The key is to know what your database supports before you write the migration. Check the documentation for your database version. Test the migration on a copy of your production data, not just a small sample. Measure how long the lock would last under realistic conditions.
For example, here is a safe pattern for adding a column with a default value in PostgreSQL, avoiding a long exclusive lock:
-- Step 1: Add the column as nullable (fast, no default rewrite)
ALTER TABLE users ADD COLUMN display_name text;
-- Step 2: Backfill the column in small batches
UPDATE users SET display_name = username WHERE display_name IS NULL LIMIT 1000;
-- Repeat until no rows remain
-- Step 3: Set NOT NULL (fast, no data rewrite)
ALTER TABLE users ALTER COLUMN display_name SET NOT NULL;
Break Large Migrations Into Small Steps
A common mistake is trying to do too much in one migration. For example, adding a new column, backfilling it with data from another column, and then dropping the old column all in one step. This creates a long-running operation that holds locks for the entire duration.
A safer approach is to split the work into multiple smaller migrations:
- Add the new column without a default value.
- Run a background job to populate the new column in batches.
- Verify the data is complete and correct.
- Drop the old column in a separate migration.
Each step can be verified before moving to the next. If something goes wrong at step two, you have not lost anything. You can fix the data and retry. This approach takes longer, but it is far less risky.
Build Safety Checks Into the Pipeline
Your pipeline should not blindly run migrations. It needs to check the current state of the database before making changes. Before the migration starts, the pipeline can check for long-running queries. If there are queries that have been running for more than a few seconds, the migration should wait. Those queries might be holding locks that would block the migration, or the migration might block them.
The following flowchart illustrates the safety check process described above:
During the migration, the pipeline should monitor:
- Execution duration: how long each statement takes
- Lock wait time: whether other queries are waiting on locks
- Error rate: any errors from the database or application
If any of these metrics cross a threshold, the pipeline should stop the migration and notify the team. This is not about being cautious. It is about having a clear mechanism to prevent a small problem from becoming a production incident.
What Happens After the Migration Completes
The migration finished without errors. The pipeline shows green. But the work is not done yet.
Your application might still have old database connections open. Connection pools cache connections, and those cached connections might hold references to the old schema. Some ORMs cache query plans that no longer match the new schema.
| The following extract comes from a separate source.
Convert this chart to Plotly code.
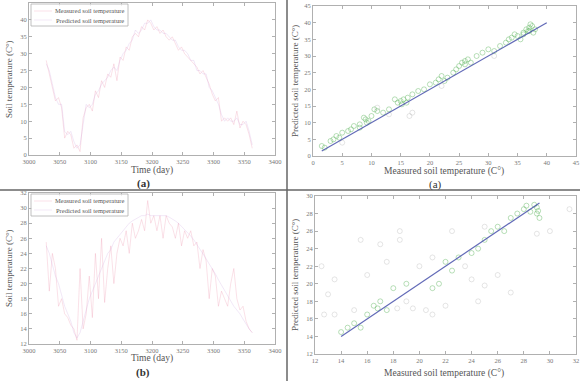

These issues do not always show up immediately. They can cause subtle errors minutes or hours later.
Many teams restart the application after a migration, or at least drain old connections and let new ones be created. Others wait for a few minutes while monitoring logs and metrics before declaring the migration successful. The exact approach depends on your application stack and how your connection pooling works.
Practical Checklist for Production Migrations
Before you run a migration in production, go through this checklist:
- Test the migration on a copy of production data, not just a development database
- Measure how long each statement takes and what locks it acquires
- Verify the database version supports lock-free alternatives for your operation
- Check for long-running queries before starting the migration
- Set up monitoring for lock wait time and error rate during the migration
- Define a clear abort condition: what metric or error triggers a stop
- Prepare a rollback plan: how to revert the migration if something goes wrong
- Notify the team before and after the migration runs
- Plan to restart the application or refresh connections after the migration
The Takeaway
Running a database migration in production is not about avoiding risk. It is about understanding the risk, breaking it into manageable pieces, and having clear signals for when to stop. The best migrations are the ones that nobody notices because they ran smoothly. The second best are the ones that were stopped early before they caused real damage. The worst are the ones that ran to completion but broke the application in ways that took hours to detect. Build your pipeline to aim for the first category, but always be ready for the second.